Prior art manufacturing techniques have resulted in overly complicated manufacturing processes requiring numerous time-consuming and costly processing steps. Therefore, there is an ever increasing need for a semiconductor manufacturing process in which CMOS and Bi-MOS devices can be fabricated with a simplified process.
U.S. Pat. No. 4,558,508 to Kinney et al., discloses a semiconductor manufacturing process in which only a single lithographic masking step is required for providing self alignment both of the wells to each other and also of the field isolation doping regions to the wells.
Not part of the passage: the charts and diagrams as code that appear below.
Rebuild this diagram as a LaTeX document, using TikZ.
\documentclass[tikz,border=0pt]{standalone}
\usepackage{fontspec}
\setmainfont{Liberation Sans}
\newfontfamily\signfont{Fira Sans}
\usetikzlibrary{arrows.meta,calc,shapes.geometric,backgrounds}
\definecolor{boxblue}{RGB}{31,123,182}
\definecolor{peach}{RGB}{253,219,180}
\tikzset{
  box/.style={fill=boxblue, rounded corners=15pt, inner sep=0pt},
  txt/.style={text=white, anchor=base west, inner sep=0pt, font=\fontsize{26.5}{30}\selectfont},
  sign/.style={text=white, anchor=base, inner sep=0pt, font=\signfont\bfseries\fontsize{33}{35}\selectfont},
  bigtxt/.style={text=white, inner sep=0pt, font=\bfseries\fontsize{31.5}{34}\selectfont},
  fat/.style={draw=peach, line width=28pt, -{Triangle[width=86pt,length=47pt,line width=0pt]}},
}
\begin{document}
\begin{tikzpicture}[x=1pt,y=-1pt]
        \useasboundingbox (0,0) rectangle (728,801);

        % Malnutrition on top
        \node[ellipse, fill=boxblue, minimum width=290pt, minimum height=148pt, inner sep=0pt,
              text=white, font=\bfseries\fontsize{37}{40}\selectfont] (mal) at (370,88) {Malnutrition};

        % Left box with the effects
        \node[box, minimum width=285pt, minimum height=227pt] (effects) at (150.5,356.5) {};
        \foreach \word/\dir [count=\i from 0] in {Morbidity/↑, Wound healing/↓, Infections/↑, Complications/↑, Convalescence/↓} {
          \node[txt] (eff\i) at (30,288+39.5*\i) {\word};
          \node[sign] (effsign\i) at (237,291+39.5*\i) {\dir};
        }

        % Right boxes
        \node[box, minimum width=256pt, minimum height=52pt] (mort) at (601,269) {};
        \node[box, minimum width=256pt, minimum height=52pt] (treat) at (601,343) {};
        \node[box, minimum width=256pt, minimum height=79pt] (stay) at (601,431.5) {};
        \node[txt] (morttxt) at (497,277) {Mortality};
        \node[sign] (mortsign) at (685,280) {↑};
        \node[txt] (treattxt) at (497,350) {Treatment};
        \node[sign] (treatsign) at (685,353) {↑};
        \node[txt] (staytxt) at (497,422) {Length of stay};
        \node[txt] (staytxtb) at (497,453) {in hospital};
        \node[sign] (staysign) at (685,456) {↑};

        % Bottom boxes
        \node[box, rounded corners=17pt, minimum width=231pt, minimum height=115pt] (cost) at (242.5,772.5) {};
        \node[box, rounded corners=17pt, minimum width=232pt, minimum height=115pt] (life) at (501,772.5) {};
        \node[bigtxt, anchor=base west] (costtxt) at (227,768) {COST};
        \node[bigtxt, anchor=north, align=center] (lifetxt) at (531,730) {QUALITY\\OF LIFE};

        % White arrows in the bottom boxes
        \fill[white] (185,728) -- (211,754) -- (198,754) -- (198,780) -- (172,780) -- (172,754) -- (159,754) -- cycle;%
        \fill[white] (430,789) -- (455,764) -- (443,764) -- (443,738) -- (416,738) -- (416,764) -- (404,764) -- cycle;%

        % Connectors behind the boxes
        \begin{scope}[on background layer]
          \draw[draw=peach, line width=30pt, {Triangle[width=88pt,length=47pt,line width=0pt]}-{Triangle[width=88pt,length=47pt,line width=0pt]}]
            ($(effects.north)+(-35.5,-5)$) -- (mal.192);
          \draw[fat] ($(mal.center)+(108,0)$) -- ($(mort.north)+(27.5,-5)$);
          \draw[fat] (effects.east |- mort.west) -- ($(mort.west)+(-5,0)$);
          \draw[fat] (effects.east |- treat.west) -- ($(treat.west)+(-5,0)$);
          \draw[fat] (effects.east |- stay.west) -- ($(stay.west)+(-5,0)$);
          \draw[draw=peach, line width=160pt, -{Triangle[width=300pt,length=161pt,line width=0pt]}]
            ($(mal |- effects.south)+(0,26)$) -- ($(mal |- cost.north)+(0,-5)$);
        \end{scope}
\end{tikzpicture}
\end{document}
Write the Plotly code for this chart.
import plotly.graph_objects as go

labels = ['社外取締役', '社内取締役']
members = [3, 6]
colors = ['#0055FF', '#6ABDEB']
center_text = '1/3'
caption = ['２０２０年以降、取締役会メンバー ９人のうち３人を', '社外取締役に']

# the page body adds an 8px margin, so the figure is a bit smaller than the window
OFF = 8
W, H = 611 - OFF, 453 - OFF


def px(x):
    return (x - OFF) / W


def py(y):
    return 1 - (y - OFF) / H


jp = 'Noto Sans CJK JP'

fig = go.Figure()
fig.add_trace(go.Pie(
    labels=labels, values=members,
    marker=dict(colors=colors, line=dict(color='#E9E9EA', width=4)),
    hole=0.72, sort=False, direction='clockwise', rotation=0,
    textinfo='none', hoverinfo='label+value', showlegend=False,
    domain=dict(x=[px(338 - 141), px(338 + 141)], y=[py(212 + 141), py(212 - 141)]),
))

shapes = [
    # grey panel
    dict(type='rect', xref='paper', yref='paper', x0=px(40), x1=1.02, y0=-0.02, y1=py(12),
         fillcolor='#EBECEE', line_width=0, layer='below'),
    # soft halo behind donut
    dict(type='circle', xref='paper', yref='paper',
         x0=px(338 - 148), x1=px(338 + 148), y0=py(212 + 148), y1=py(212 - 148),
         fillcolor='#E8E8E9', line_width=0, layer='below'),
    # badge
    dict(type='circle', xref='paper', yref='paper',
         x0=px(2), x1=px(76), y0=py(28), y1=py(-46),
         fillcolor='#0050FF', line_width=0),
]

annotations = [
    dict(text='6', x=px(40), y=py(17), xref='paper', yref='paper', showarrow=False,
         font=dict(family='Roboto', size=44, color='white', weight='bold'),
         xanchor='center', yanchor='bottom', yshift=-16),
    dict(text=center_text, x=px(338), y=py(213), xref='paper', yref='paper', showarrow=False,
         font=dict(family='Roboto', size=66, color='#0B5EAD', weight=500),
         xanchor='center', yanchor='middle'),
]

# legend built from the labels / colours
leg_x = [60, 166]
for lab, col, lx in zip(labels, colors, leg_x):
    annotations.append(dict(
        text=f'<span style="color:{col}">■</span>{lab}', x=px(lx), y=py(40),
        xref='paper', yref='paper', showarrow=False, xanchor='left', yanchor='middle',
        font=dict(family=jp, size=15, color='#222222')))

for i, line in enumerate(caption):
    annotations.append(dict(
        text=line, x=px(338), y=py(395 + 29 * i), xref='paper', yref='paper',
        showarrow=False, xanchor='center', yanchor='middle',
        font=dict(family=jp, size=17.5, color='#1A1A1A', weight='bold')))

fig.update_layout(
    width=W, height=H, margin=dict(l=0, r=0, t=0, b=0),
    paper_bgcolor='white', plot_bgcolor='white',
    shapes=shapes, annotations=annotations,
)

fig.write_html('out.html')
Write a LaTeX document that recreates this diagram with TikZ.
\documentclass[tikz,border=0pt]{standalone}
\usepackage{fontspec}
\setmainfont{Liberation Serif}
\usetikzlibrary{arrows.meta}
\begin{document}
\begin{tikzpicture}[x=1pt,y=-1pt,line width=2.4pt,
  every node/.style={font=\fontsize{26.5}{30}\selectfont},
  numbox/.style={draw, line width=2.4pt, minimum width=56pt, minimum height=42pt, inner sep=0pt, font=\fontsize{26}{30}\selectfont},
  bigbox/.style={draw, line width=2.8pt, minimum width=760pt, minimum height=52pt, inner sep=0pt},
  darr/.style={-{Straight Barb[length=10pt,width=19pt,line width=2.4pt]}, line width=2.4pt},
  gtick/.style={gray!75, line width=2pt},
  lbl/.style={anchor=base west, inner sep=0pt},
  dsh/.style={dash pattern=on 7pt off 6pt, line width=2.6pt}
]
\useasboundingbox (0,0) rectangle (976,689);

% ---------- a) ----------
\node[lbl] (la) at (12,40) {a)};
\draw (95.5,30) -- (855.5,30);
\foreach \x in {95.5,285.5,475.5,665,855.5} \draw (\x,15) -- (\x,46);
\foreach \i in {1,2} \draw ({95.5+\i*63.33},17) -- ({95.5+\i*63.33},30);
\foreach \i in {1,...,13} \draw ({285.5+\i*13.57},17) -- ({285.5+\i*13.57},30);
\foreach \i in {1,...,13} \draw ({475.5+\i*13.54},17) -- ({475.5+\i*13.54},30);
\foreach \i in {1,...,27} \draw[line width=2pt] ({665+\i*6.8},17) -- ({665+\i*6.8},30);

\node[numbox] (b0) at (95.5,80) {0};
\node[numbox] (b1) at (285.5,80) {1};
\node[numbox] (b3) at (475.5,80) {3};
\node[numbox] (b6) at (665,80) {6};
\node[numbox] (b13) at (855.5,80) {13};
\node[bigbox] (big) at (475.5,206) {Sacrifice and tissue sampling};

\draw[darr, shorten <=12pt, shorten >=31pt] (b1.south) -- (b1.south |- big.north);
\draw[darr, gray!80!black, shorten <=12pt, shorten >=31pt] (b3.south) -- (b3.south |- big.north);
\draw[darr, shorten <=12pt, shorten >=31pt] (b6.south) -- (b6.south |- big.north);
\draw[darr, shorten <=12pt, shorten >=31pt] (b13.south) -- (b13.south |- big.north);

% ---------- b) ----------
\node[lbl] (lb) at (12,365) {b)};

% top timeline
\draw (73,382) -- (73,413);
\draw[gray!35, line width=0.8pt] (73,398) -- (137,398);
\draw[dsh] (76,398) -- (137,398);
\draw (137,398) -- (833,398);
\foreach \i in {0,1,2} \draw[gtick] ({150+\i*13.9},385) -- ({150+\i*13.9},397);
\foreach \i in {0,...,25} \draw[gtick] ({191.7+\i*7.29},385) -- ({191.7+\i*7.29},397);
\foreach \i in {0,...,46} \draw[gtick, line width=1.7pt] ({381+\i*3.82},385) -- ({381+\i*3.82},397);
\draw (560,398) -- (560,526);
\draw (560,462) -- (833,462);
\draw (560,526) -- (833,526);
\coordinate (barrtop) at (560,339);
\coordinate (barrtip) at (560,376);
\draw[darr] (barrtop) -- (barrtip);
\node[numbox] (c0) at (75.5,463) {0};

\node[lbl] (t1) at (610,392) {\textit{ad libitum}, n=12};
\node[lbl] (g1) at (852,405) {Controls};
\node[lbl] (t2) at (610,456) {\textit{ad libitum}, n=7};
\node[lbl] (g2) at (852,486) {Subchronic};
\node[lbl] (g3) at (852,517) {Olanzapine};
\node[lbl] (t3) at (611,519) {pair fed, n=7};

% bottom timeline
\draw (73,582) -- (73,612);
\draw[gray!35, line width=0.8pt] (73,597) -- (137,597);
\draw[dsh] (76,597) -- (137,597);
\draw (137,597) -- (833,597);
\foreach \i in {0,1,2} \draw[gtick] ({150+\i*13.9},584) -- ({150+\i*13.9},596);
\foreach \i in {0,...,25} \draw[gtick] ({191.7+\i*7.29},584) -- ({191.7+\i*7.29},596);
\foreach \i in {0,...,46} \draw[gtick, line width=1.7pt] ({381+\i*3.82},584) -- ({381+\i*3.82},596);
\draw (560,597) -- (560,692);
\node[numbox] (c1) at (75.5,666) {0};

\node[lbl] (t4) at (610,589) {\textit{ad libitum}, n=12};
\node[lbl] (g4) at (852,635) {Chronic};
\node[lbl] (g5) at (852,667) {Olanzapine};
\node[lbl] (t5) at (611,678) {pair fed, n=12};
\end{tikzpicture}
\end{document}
In the Kinney et al. disclosure, the lithographic masking step forms a well mask and defines an oxidation barrier which acts as an implant mask (absorber) during the ion-implantation of a field dopant of one type; an oxidation barrier over one well during the oxidation of the opposite type well to form over the one well a sacrificial oxide layer which forms the alignment marks for subsequent formation of the field doping regions; and a dopant transmitter during the ion implantation of an opposite type field dopant which is simultaneously absorbed by the sacrificial oxide.
Other processes for forming a self-aligned mask which eliminate separate masks for forming N-channel and P-channel devices in a semiconductor wafer are disclosed in U.S. Pat. No. 4,471,523 to Hu; U.S. Pat. No. 4,868,135 to Ogura et al; U.S. Pat. No. 4,480,375 to Cottrell et al.; U.S. Pat. No. 4,470,191 to Cottrell et al.; U.S. Pat. No. 4,462,151 to Geipel, Jr. et al.; U.S. Pat. No. 4,843,023 to Chin et al.; U.S. Pat. No. 4,509,991 to Taur; and U.S. Pat. No. 4,795,716 to Yilmax et al.
The present invention is directed to a process for the fabrication of CMOS devices wherein during manufacture an inverse self-aligned mask is formed using chemical mechanical polishing technology to isolate and align separate N-channel and P-channel areas of the substrates. The method of the invention simplifies the process for manufacturing such semiconductor devices by eliminating separate masking steps.